The decision to have an adult day program here was much more of a mission decision than it was a business decision. We had to make sure it makes sense from a financial perspective, so that we can afford to do it. We developed the structure to support financially. 

For both our palliative care and our adult day programs, in addition to fee-for-service contracts, we also get support from the hospital systems for this work and the doctors in our communities often refer patients to these programs. They see the value in it, and the systems respond in kind with financial support.

That kind of flows right into my next question. You have invested a lot of effort in building out your palliative care program. Can you add some color around the kinds of payment arrangements that you’ve developed to support it?

We have contracts with payers like Partnership Health and Blue Shield. In addition to that Dignity Health and Sutter Health have both been backers of the palliative care program as well.

Our focus is quality. We believe that if quality comes first, your finances will take care of themselves. That is a fundamental principle that I think we lose sight of in health care, sometimes. That’s proven true here, and it’s been proven true in my 20 years of working in hospice and palliative care.

Whenever you lose sight of that mission and your commitment to quality, you’ll begin to struggle financially.

Everybody’s heard this phrase: No margin, no mission. I heard that a lot around the dinner table growing up. My favorite aunt was a Franciscan nun who was an administrator for a community hospital. This idea that we do have to operate with sharp business acumen was ingrained in me with my own family members, because I grew up in the industry. 

If you have that commitment to the mission and you’re focused on quality, that financial piece will take care of itself. I see that play out over and over.

I’d like to get your take on the long-term outlook for palliative care. There’s been a lot of discussion and advocacy about creating a dedicated payment model within Medicare. How could a program like that change the game?

The reimbursements for hospice are just shy of $300 a day per patient. For hospice care that’s the average reimbursement in our market. That gets you a certified hospice nurse, a nursing aide who comes to your house as frequently as you need, a CNA, a social worker and a chaplain if you need one.

We pay for all of the medications related to your diagnosis, all the [durable medical equipment] all covered for about $300 a day. If you imagine that the hospice benefit somehow morphed into a palliative care benefit instead, the reimbursements could be similar or even less than what they are for for hospice services. Instead of looking at a six-month prognosis you might have an 18-month prognosis. 

You would see nationally the quality of care, patient satisfaction, people’s sense of well being all going up, and it will save our health care system billions of dollars. But there has to be the will on a national level to do that.

Aside from the possibility of such a benefit, what else do you see on the horizon in the palliative care space?

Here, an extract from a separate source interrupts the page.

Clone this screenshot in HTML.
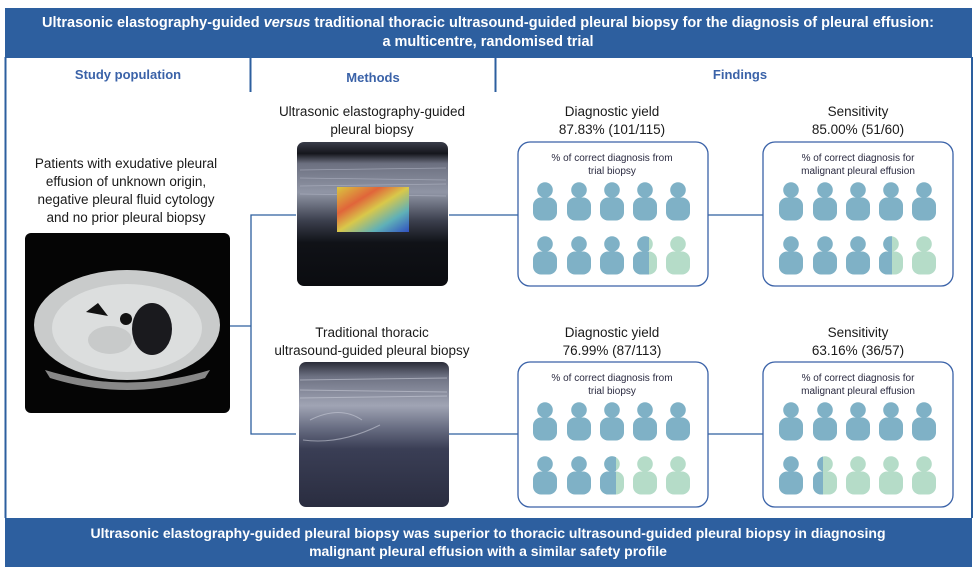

I think more insurance payers are looking seriously at palliative care from their perspective, because of the cost savings.

It’s much better to care for somebody in the place where they want to receive that care, and to build trusting relationships with their care provider. When we can spend time with patients we can have more of a surround strategy in how we approach their care, looking at mind, body and spirit. 

I think the case for palliative care to become much more mainstream and integrated into the national health care system is definitely there. I think it’s just going to take time.